It's amazing how much a slave can come to miss its Owner. Words cannot describe the "emptiness" i have felt in not serving Maitresse during my absence of use. i miss speaking with Her, catching up on what has been happening in Her life, and in general how Her world has been going. i miss greatly the contact with Her; just knowing that i am still allowed in Her presence. However, i also truly miss Her objectification of me and being made to feel as a functioning toilet for Her use!!! It's amazing, actually, how i come to long and yearn for Her use as time goes by between services. i become consumed with the thoughts and desires, in fact needs, to become Her vessel to dispose of Her most Supreme Goddess essences all the while regarded as a piece of furniture She owns.
Lately, the idea of being Her slave locked in a hotel and used as She needs is all-consuming (pardon the pun). Goddess Kristian seems to truly enjoy "object slavery" and i can envision such a session as turning Her devoted slave in to nothing more to Her during the session than a toilet She comes to use with little regard. i sincerely hope for harsh and demanding use... no room for failure and no sympathy for what must be disposed of. i can think of no greater honor than to be kept away in such service for a day or two and consuming nothing but the waste products my Goddess Maitresse Kristian deposits. i want Her to own me as Her toilet; fully, completely, and totally for however long She would choose to keep me. i truly desire to serve Her in such a way that She does not worry about my consumption... it would be "guaranteed". This has been somewhat resolved through my purchase of a funnel gag. It will serve very well for Her golden though a slight modification is required. The straps are to short to buckle around my head but that is easily fixed. Total guarantees of full brown disposal are a little more difficult. i am considering a large diameter o-ring gag. This should ensure that She can use Her toilet with no worries. i want, more than anything, for Maitresse to be able to use Her toilet without regard or compassion... to be used in as "natural" fashion as She possibly can.

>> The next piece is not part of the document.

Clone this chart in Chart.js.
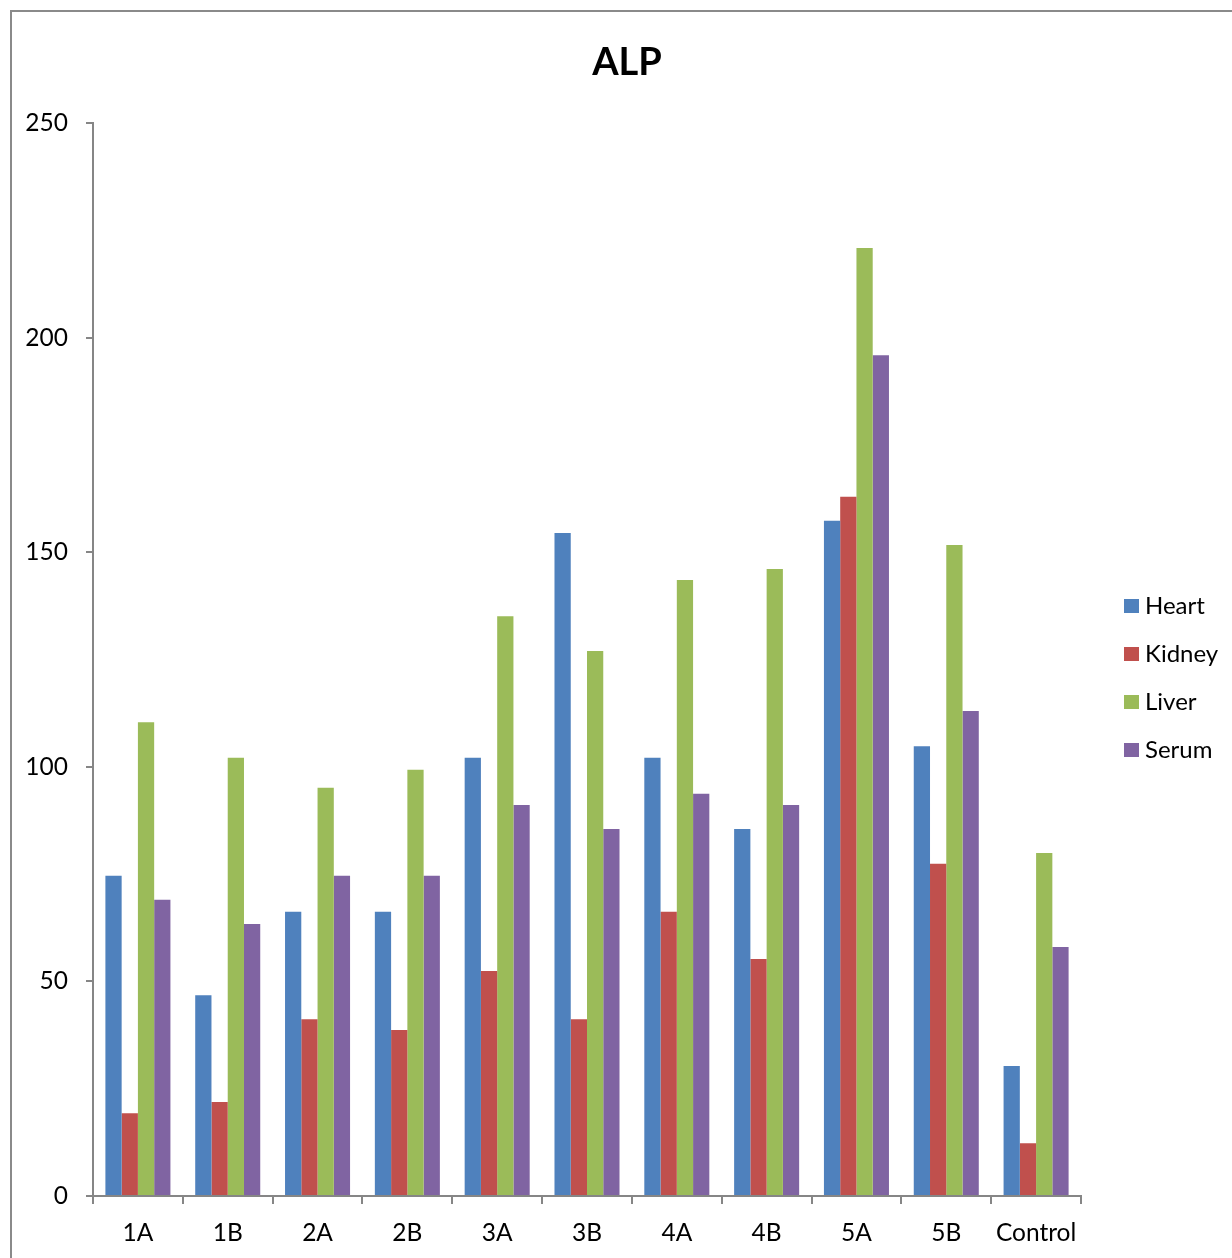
<!DOCTYPE html>
<html>
<head>
<meta charset="utf-8">
<script src="https://cdn.jsdelivr.net/npm/chart.js@4.4.0/dist/chart.umd.min.js"></script>
<style>
  html, body { margin: 0; padding: 0; background: #fff; }
  #wrap { width: 1232px; height: 1258px; position: relative; }
</style>
</head>
<body>
<div id="wrap"><canvas id="alp" width="1232" height="1258"></canvas></div>
<script>
// Chart data
const categories = ["1A", "1B", "2A", "2B", "3A", "3B", "4A", "4B", "5A", "5B", "Control"];
const heart  = [74.6, 46.8, 66.2, 66.2, 102.1, 154.5, 102.1, 85.5, 157.3, 104.8, 30.3];
const kidney = [19.3, 21.9, 41.2, 38.7, 52.4, 41.2, 66.2, 55.2, 162.9, 77.4, 12.3];
const liver  = [110.4, 102.1, 95.1, 99.3, 135.1, 127.0, 143.5, 146.1, 220.9, 151.7, 79.9];
const serum  = [69.0, 63.4, 74.6, 74.6, 91.1, 85.5, 93.7, 91.1, 195.9, 113.0, 58.0];
const yTicks = [0, 50, 100, 150, 200, 250];

const axisColor = "#868686";
const fontFamily = "Lato, 'Open Sans', sans-serif";

// Frame, title and legend drawn on the canvas
const decorPlugin = {
    id: "decor",
    beforeDraw(chart) {
        const ctx = chart.ctx;
        ctx.save();
        ctx.fillStyle = "#fff";
        ctx.fillRect(0, 0, chart.width, chart.height);
        ctx.strokeStyle = "#8a8a8a";
        ctx.lineWidth = 2;
        ctx.beginPath();
        ctx.moveTo(11, chart.height + 5);
        ctx.lineTo(11, 11);
        ctx.lineTo(chart.width + 5, 11);
        ctx.stroke();
        ctx.restore();
    },
    afterDraw(chart) {
        const ctx = chart.ctx;
        ctx.save();
        ctx.fillStyle = "#000";
        ctx.font = "bold 38px " + fontFamily;
        ctx.textAlign = "center";
        ctx.textBaseline = "alphabetic";
        ctx.fillText("ALP", 627, 75);

        ctx.font = "24px " + fontFamily;
        ctx.textAlign = "left";
        ctx.textBaseline = "middle";
        chart.data.datasets.forEach((ds, i) => {
            const y = 606 + i * 48;
            ctx.fillStyle = ds.backgroundColor;
            ctx.fillRect(1124, y - 7, 15, 14);
            ctx.fillStyle = "#000";
            ctx.fillText(ds.label, 1145, y);
        });
        ctx.restore();
    }
};

const ctx = document.getElementById("alp").getContext("2d");
new Chart(ctx, {
    type: "bar",
    data: {
        labels: categories,
        datasets: [
            { label: "Heart",  data: heart,  backgroundColor: "#4F81BD" },
            { label: "Kidney", data: kidney, backgroundColor: "#C0504D" },
            { label: "Liver",  data: liver,  backgroundColor: "#9BBB59" },
            { label: "Serum",  data: serum,  backgroundColor: "#8064A2" }
        ]
    },
    options: {
        responsive: false,
        animation: false,
        events: [],
        datasets: { bar: { barPercentage: 1, categoryPercentage: 0.724 } },
        layout: { padding: { left: 0, right: 151, top: 123, bottom: 0 } },
        plugins: { legend: { display: false }, title: { display: false }, tooltip: { enabled: false } },
        scales: {
            x: {
                grid: { drawOnChartArea: false, drawTicks: true, tickLength: 8, color: axisColor, lineWidth: 2, offset: true },
                border: { display: true, color: axisColor, width: 2 },
                ticks: { color: "#000", font: { family: fontFamily, size: 24.5 }, padding: 14, maxRotation: 0, autoSkip: false },
                afterFit(scale) { scale.height = 62; }
            },
            y: {
                min: 0,
                max: 250,
                afterBuildTicks(scale) { scale.ticks = yTicks.map(v => ({ value: v })); },
                grid: { drawOnChartArea: false, drawTicks: true, tickLength: 7, color: axisColor, lineWidth: 2 },
                border: { display: true, color: axisColor, width: 2 },
                ticks: { color: "#000", font: { family: fontFamily, size: 24.5 }, padding: 18 },
                afterFit(scale) { scale.width = 93; }
            }
        }
    },
    plugins: [decorPlugin]
});
</script>
</body>
</html>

i don't know if this post has adequately conveyed the depth of this slave's desire to be objectified as a toilet to Maitresse Kristian. i suppose all i actually need to say is that i hope i have come up with some new options for Her to turn this slave in to as much of a toilet, and thus as much of an "object", as She would desire.
i hope that the Royal Maitresse Kristian blesses Her devoted slave with a response, and call to service, soon. i cannot describe how i yearn to take my rightful place, quite literally, under Her.